Baroque in Beacon

02/01/2026 3 min Episodio 58
Baroque in Beacon

Listen "Baroque in Beacon"

Episode Synopsis


Theorbo and lute performer will discuss craft
Richard Kolb has never met anyone in Beacon who owns a theorbo. Ditto for a 10-string Baroque guitar, but there could be a few lute owners, he says.
Kolb also plays standard classical guitar, which he studied in college, but figured that the exotic instruments were more marketable as entrees into Renaissance and Baroque performance and scholarship. He will perform with and discuss the instruments on Sunday (Jan. 4) at the Lucky Dog club inside Beacon Music Factory, 333 Fishkill Ave.
The musician's email address includes the birthdate of Francesco da Milano (1487), a favorite composer and lute picker, so it's slightly jarring to see Buddy Holly and Ella Fitzgerald CDs in his home studio.
As an educator and freelance musician, he says he's "eked out a living" teaching, playing with Baroque orchestras and serving as scholar-in-residence at the New York Continuo Collective.
The Frankenstein-like theorbo is an integral part of the Baroque repertoire because they typically have 14 strings and offer a wide tonal range, especially in the low end. It is also "ideal for accompanying vocals," says Kolb, who is 5-foot-11 and stands about 6 inches shorter than the instrument.
Lutes, which resemble elaborate gourds, look like they're bent out of shape because, unlike a six-string guitar, the headstock at the end of the fretboard is tilted at what looks like a 90-degree angle. The design tightens the tension from the string's end to the tuning peg.

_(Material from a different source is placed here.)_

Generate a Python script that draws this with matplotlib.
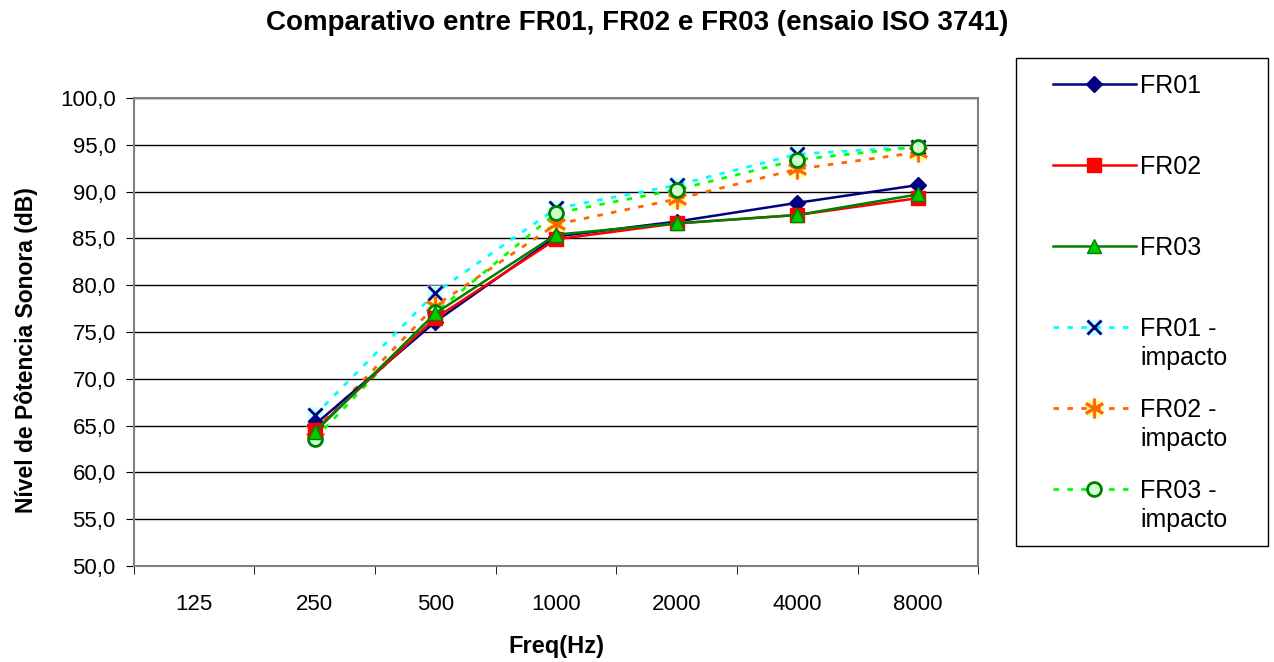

Most acoustic guitars include a circle cut into the soundboard beneath the strings to amplify the volume; the holes on Kolb's instruments have intricate carvings, called "roses," that stand on their own as works of art.
Antique instruments are too brittle to play, says Kolb, so every lute, theorbo or Baroque guitar is a reproduction. His were made in Montreal.
Though tuned differently, the Baroque guitar is more of a forerunner to the six-string than the lute, he says. "There's a substantial repertoire for the Baroque guitar," says Kolb, who has done yeoman's work editing, transcribing and publishing the complete works of two Italian composers, Barbara Strozzi (1619-1677) and Francesca Caccini (1587-1640).
"There were a lot of excellent female musicians back then, but their legacy got lost in part because it was considered to be socially improper," he says. "They started coming to light in the 1990s."
It took Kolb 10 years to publish an eight-volume set covering Strozzi's compositions, "who was famous in her own time," he says. Supported by soprano Elissa Edwards, he recorded two albums of material culled from the collection, playing theorbo and archlute.
In addition, Kolb researched and modernized antique sheet music of Caccini's work, a process that took four years. He plans to record selections.
In his home near Memorial Park, Kolb protects his prized instruments with a humidifier. But he also owns less-fragile guitars, such as a solid-body electric Telecaster, like the one used by Buddy Holly, and a jazz-style archtop, perfect for accompanying an Ella Fitzgerald combo.
However, they have never beckoned to him like the instruments used four centuries ago in Europe. "I wish I could play jazz," he says. "But I got focused on this other, narrow world."